Cuando volvió a trepar, vio que la piedra suelta del cañón ciego parecía inestable; muchas piedras habían caído amontonándose tras un bloque que tampoco parecía muy estable. De repente recordó el entierro de Iza. La vieja curandera había sido tendida en una depresión poco profunda del suelo de la caverna; acto seguido se depositaron encima de ella montones de piedras y bloques enteros; eso le dio una idea. Arrastró el cadáver hasta la parte de atrás del cañón ciego, cerca de donde estaban los deslizamientos de piedras sueltas.

Bebé regresó para ver lo que estaba haciendo, con el hocico ensangrentado por la carne de ciervo.

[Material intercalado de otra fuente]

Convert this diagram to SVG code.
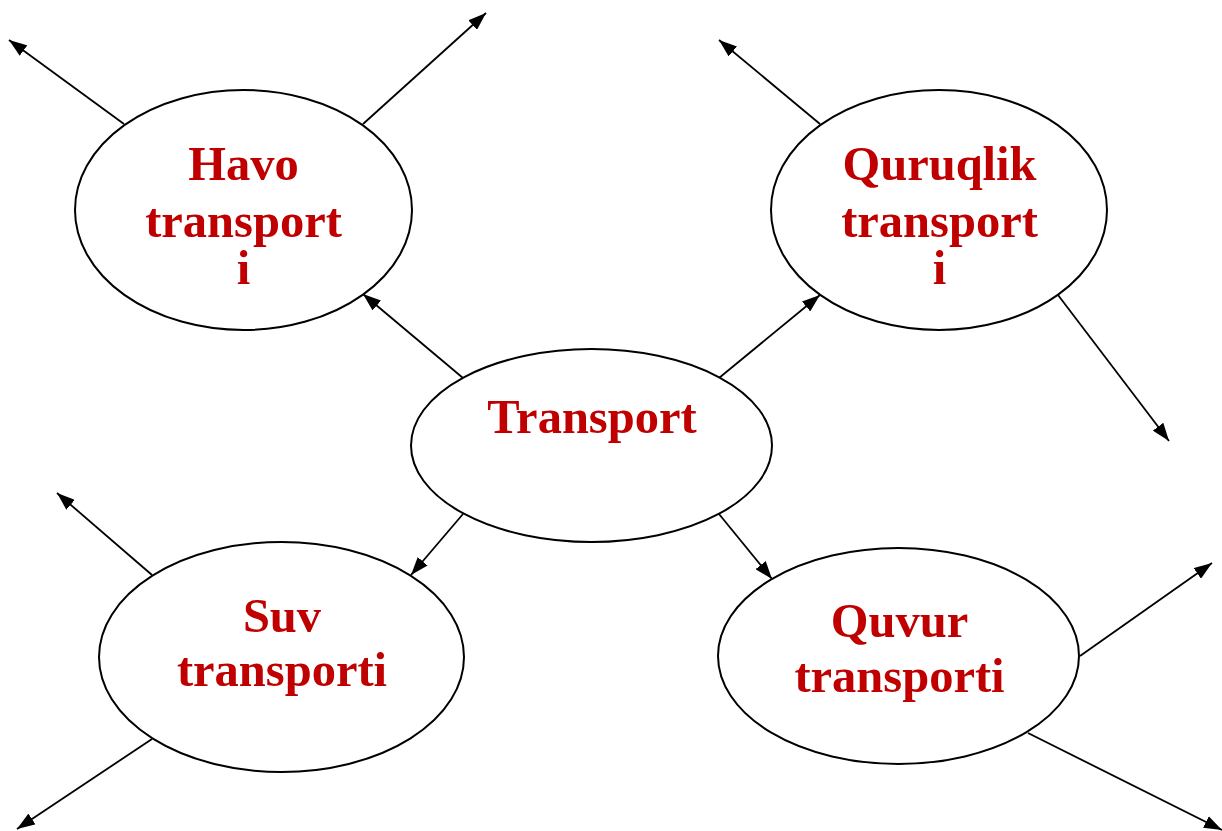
<svg xmlns="http://www.w3.org/2000/svg" width="1222" height="831" viewBox="0 0 1222 831">
<style>
.n{fill:#fff;stroke:#000;stroke-width:2}
.t{font-family:"Liberation Serif","Times New Roman",serif;font-weight:bold;font-size:48.5px;fill:#C00000;text-anchor:middle}
.c line{stroke:#000;stroke-width:1.8;marker-end:url(#ah)}
</style>
<defs>
<marker id="ah" viewBox="0 0 18 13" refX="18" refY="6.5" markerWidth="18" markerHeight="13" markerUnits="userSpaceOnUse" orient="auto">
<path d="M0,0 L18,6.5 L0,13 Z" fill="#000"/>
</marker>
</defs>
<rect width="1222" height="831" fill="#fff"/>
<g class="c" id="connectors">
<line x1="124" y1="124" x2="9" y2="40"/>
<line x1="363" y1="124" x2="486" y2="13"/>
<line x1="820" y1="124" x2="719" y2="40"/>
<line x1="1058" y1="295" x2="1169" y2="441"/>
<line x1="463" y1="378" x2="363" y2="294"/>
<line x1="719" y1="378" x2="820" y2="295"/>
<line x1="463" y1="514" x2="411" y2="575"/>
<line x1="719" y1="514" x2="772" y2="579"/>
<line x1="152" y1="575" x2="57" y2="493"/>
<line x1="152" y1="739" x2="17" y2="829"/>
<line x1="1080" y1="656" x2="1212" y2="563"/>
<line x1="1028" y1="733" x2="1222" y2="830"/>
</g>
<g id="havo">
<ellipse class="n" cx="243.5" cy="210" rx="168.5" ry="120"/>
<text class="t" x="243.5" y="180">Havo</text>
<text class="t" x="243.5" y="237">transport</text>
<text class="t" x="243.5" y="284">i</text>
</g>
<g id="quruqlik">
<ellipse class="n" cx="939" cy="210" rx="168" ry="120"/>
<text class="t" x="939.5" y="180">Quruqlik</text>
<text class="t" x="939.5" y="237">transport</text>
<text class="t" x="939.5" y="284">i</text>
</g>
<g id="transport">
<ellipse class="n" cx="591.5" cy="445.5" rx="180.5" ry="96.5"/>
<text class="t" x="592" y="433">Transport</text>
</g>
<g id="suv">
<ellipse class="n" cx="281.5" cy="657" rx="182.5" ry="115"/>
<text class="t" x="282" y="632">Suv</text>
<text class="t" x="282" y="686">transporti</text>
</g>
<g id="quvur">
<ellipse class="n" cx="898.5" cy="656" rx="180.5" ry="108"/>
<text class="t" x="899.5" y="637">Quvur</text>
<text class="t" x="899.5" y="692">transporti</text>
</g>
</svg>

La siguió hasta el otro hombre y le olfateó mientras Ayla le arrastraba; allá abajo esperaba la yegua, inquieta con la angarilla.

–Ahora quítate del camino, Bebé.

Al tratar de llevarse al hombre hasta la angarilla, los ojos de éste parpadearon, y se quejó; después cerró de nuevo los ojos; Ayla prefería que estuviera inconsciente porque era pesado, y los esfuerzos para llevárselo tendrían que resultarle dolorosos. Cuando por fin lo tuvo envuelto y bien sujeto en la angarilla, volvió al saliente de piedra con una larga y fuerte lanza, y pasó por detrás. Miró al muerto y lamentó su muerte. Entonces apoyó la lanza contra la roca, y con los movimientos silenciosos y formales del Clan, se dirigió al mundo de los espíritus.

Había observado a Creb, el viejo Mog-ur, cuando enviaba el espíritu de Iza al otro mundo, con sus elocuentes movimientos fluidos. Había repetido esos mismos movimientos al encontrar el cadáver de Creb en la caverna después del terremoto, si bien nunca había sabido con exactitud todo el significado de los ademanes sagrados. Eso no importaba..., sabía cuál era la intención. Los recuerdos acudieron en tropel a su mente y los ojos se le llenaron de lágrimas durante el bello y silencioso ritual por el extraño desconocido, y lo encaminó hacia el mundo de los espíritus.